The state of Queretaro in Mexico earned the Guinness World Record for their gigantic taco de carnitas a few weeks ago. The monster-taco stretched to an entire city block, and measured 102 meters long (nearly 335 ft) and weighed 1,200 kilograms of tortillas (almost 3,000 lbs) and 1,507 kilograms of delicious carnitas (just over 3300 lbs).

Alejandro Paredes Resendiz is responsible for the carnitas-filled monstrosity. 

Credit: @luisbnava / Twitter

The organizer of the event came up with the idea in 2011, when he promised his uncle —the head of Queretaro’s gastronomical council— that he would make the world’s biggest carnitas taco. 

Apparently, the Guinness record committee declined several applications prior to Paredes’.

Alejandro Paredes said the Guinness organizing committee had already declined five previous applications for ‘the world’s biggest carnitas taco’, so he waited until he knew he could fulfill all the requirements necessary to qualify for a world record.  “We used certified workers with history in Querétaro,” said Paredes. “We complied with all the regulations of the Guinness contract. All of the carnitas were made today, everyone had the proper equipment and, most importantly, we shared the food with all who attended.”

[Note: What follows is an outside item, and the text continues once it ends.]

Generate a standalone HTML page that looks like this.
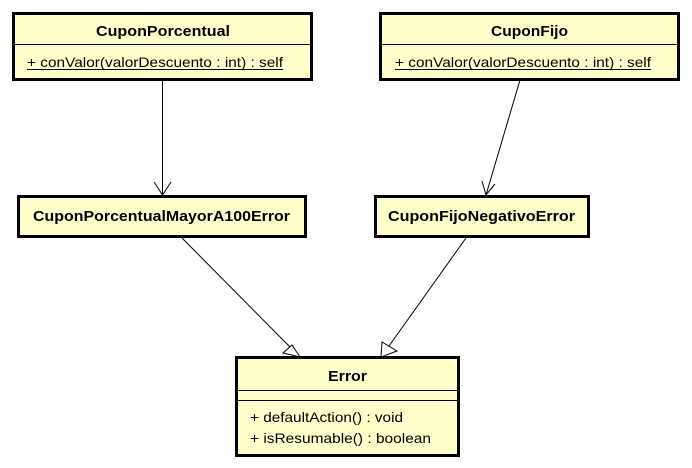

Guinness World Records does not award prize money, but Paredes said that if they raise any money as a result of the record, it will be donated.

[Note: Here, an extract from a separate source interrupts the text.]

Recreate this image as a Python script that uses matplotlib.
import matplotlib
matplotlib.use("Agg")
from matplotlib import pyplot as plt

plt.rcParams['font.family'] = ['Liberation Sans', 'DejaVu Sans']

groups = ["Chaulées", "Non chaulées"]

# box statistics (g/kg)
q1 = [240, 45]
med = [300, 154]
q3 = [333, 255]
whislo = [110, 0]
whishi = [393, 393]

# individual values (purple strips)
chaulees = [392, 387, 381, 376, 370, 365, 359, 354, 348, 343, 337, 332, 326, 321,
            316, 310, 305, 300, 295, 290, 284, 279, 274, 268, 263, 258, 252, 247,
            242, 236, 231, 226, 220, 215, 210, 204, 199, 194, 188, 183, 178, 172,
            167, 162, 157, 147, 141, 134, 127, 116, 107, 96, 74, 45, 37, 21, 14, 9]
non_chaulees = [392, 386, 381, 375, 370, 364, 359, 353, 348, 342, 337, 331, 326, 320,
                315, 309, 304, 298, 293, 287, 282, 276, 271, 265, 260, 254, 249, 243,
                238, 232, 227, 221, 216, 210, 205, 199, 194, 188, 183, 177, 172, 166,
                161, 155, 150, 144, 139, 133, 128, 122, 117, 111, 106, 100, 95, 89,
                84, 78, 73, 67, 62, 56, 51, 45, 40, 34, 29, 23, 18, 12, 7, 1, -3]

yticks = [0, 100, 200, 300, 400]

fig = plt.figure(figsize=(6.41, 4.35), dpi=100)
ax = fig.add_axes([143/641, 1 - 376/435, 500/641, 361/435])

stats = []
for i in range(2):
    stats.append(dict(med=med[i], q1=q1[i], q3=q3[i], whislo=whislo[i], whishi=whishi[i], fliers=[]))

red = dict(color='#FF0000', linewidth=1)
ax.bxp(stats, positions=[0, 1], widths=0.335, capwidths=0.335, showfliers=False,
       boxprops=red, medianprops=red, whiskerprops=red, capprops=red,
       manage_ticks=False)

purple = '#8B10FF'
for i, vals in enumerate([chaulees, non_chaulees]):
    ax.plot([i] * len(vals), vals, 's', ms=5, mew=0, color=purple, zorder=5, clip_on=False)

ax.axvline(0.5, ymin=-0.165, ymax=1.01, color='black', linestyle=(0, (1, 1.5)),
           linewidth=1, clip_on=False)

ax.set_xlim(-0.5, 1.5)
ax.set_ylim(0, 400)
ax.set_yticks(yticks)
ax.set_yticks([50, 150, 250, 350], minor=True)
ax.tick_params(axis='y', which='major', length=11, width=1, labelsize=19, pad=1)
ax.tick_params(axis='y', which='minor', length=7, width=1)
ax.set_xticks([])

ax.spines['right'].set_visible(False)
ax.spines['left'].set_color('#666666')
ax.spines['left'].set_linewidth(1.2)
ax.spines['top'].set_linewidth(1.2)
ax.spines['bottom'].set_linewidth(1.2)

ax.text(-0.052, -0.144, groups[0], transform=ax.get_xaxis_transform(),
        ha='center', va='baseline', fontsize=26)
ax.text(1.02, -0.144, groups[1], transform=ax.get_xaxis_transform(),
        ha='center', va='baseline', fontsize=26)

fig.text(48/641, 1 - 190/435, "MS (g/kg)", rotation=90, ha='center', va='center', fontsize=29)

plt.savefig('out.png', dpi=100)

“If we earn even one peso, it will be donated to the DIF family services center, because Querétaro should be the best state in Latin America,” he said.

For Reséndiz, the achievement was not only a world record, but also a personal best.

“I broke my own record because the last taco I made was 75 meters long. It was registered, but not certified. I hope that all 1500 people can eat. We began at six in the morning and we won’t go home until the volunteers feed the visitors and the taco is gone,” he said.

The enormous taco fed 1500 attendees. It took more than 25 chefs and 150 gastronomy students to prepare the record-breaking feat. The huge team of cooks started preparing the food 12 hours prior to the assembly of the taco. 

Queretaro managed to take Guadalajara’s record. 

The 102 meter long taco, made in Queretaro, broke the record that had been set by Guadalajara with its 75 meter long taco a few years prior.

But why carnitas in Queretaro?

Credit: donmacizo / Instagram

In Mexico, each state has its own culinary traditions and local plates — ‘carnitas’ is not typical of Queretaro, so why did they decide to make this particular taco?

“I recognize that there are other states in the country, like Michoacán, where they make delicious carnitas, but here in Querétaro there are seven different styles,” Paredes said. Alejandro Paredes claims to have conducted a study to find our which food was most consumed in his state, and voila, he found out that the people of Queretaro love carnitas. 

Carnitas are made by cooking the different parts of the pig in giant copper or stainless steel pots. The meat is traditionally seasoned with a mineral salt called tequesquite, but there are many different regional variations.

Local tourist agencies, taqueros, and municipal authorities plan to share the news about the record-breaking event, to promote tourism in the area and to invite taco-lovers everywhere, from Mexico and the world, to visit Queretaro and try its delicious carnitas.